Based in the POT SHOP at the Braddock Carnegie Library since 2004, the PWAG and its affiliates have assisted in the establishment of water filter production and distribution facilities in Honduras, Haiti, Iraq, Sudan and the Dominican Republic.
My role in PWAG is to document the history and development of the water filter; beginning with its champion, sociologist/potter Ron Rivera, and continuing through our current project. Rivera died five years ago from malaria contracted while attempting to set up a production facility in Nigeria. Last May my mentor, retired Slippery Rock University Professor Richard Wukich, visited the same site to carry out Rivera's vision of pure water.

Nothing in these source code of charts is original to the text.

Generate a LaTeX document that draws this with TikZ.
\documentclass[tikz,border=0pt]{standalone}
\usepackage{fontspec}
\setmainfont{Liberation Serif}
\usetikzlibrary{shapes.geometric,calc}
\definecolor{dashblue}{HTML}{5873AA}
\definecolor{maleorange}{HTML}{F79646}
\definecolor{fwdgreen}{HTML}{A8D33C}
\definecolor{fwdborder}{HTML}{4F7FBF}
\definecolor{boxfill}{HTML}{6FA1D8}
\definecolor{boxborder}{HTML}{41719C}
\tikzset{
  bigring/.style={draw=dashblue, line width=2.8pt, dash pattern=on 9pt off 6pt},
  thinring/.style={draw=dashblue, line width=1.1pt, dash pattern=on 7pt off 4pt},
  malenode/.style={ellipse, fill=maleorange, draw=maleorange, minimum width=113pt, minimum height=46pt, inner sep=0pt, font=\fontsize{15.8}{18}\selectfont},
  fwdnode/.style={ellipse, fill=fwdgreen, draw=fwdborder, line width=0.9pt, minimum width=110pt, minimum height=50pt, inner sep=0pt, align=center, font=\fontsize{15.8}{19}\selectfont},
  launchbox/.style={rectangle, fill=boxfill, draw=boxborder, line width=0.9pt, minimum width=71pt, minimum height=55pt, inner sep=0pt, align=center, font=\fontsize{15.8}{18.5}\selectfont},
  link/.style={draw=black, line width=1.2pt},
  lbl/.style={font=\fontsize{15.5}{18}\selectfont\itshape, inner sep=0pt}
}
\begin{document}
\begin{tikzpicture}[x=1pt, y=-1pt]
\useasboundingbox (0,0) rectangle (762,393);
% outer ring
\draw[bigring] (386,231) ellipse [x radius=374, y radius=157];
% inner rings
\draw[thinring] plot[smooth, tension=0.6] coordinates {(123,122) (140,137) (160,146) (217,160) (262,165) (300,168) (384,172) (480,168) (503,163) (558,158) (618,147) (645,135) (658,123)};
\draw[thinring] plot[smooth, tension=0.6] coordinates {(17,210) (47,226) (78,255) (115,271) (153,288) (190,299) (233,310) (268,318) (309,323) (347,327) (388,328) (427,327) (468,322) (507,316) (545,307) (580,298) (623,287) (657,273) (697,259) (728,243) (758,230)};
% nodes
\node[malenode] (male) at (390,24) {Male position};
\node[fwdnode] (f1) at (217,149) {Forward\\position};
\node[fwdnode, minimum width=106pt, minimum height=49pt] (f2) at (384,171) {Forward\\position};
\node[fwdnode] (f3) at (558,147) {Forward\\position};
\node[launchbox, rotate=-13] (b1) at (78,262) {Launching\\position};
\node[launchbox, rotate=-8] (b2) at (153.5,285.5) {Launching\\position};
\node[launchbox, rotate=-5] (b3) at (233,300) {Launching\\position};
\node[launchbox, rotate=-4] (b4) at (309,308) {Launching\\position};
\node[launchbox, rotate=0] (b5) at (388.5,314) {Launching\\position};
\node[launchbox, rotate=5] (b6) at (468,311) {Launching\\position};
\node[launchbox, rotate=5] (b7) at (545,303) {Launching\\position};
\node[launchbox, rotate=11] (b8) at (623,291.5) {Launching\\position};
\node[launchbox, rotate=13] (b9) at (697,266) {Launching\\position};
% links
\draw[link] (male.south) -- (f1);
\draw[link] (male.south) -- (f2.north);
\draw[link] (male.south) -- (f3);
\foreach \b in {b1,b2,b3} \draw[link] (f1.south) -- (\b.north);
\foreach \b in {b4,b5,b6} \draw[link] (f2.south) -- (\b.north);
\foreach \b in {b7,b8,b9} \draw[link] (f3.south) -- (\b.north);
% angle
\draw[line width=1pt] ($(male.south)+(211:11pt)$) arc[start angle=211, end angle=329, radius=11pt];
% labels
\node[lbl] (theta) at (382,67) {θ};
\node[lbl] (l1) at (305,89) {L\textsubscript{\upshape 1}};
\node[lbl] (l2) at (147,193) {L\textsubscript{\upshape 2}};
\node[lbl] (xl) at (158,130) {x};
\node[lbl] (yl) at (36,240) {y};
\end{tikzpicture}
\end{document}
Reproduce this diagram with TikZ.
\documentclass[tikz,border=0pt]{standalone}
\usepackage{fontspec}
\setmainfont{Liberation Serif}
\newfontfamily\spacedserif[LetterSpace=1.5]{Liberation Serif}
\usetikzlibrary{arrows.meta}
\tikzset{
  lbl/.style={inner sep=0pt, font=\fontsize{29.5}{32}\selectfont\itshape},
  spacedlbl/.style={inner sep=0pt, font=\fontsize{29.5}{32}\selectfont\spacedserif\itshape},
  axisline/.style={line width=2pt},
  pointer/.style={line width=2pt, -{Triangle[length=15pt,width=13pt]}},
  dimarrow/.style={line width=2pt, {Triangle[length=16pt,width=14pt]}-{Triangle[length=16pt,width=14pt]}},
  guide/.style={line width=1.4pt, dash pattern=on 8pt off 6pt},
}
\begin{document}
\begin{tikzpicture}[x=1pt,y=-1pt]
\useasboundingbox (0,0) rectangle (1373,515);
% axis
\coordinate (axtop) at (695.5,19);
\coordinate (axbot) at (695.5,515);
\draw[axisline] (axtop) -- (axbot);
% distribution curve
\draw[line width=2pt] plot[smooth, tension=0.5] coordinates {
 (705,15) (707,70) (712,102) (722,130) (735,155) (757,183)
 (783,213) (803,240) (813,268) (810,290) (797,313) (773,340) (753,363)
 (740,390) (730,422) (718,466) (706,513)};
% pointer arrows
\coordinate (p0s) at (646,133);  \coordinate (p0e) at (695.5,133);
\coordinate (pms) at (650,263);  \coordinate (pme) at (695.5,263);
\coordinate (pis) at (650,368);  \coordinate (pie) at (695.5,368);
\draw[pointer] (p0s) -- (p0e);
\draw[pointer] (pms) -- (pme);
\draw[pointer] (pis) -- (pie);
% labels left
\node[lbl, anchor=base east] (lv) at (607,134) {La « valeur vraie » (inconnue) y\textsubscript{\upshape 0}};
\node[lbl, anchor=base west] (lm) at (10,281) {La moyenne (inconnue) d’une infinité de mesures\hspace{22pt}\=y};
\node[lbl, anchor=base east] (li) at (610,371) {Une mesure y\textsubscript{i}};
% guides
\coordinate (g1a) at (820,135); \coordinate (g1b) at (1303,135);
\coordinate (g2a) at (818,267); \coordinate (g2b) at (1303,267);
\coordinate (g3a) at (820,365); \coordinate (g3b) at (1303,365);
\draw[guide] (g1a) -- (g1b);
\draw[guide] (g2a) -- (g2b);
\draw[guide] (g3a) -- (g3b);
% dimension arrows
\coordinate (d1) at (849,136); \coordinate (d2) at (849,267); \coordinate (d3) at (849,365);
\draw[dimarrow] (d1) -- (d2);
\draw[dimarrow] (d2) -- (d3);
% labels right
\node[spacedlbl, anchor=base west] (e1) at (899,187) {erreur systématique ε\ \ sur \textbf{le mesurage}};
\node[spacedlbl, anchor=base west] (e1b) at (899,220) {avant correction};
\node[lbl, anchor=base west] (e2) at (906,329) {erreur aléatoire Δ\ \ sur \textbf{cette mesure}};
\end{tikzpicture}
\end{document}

The pottery is located in a grove of palm trees outside the village of Atamora. The master potter, Ibukunoluwa Ayoola, known as IBK, is an anomaly in the Nigerian pottery tradition as the work has traditionally been conducted by women. He attended college training as an accountant.
After a few years, unable to accept the tedium of a desk job, he and his wife moved to his grandmother's village and took up farming and pottery. IBK learned his skills from various sources and eventually attracted young people who wanted to work in the clay arts.
Currently, he has a number of apprentices living in the village and learning to become potters. The filter production facility will add another dimension to the pottery and enable them to expand and begin vocational training for the youth of the village and surrounding area. The factory will produce about 1500 filters a month and provide jobs for about ten employees. Plans are to establish a training center at Atamora that will enable others to learn the process and set up additional factories as needed.
The filter is an inverted bell shape made from clay and sawdust. When fired the sawdust burns away leaving voids that allow water to pass through the wall of the vessel. The filter element is impregnated with colloidal silver, an antimicrobial agent. The press used to form the filters is built from steel and simple hardware. The molds are custom manufactured by the E.H. Schwab Co.
The finished filter provides a family of five with potable water at the rate of 2-3 liters per hour. The filter rests in a five gallon plastic bucket with a spigot to draw off clean water. Handcrafted glazed receptacles can be obtained for upscale applications.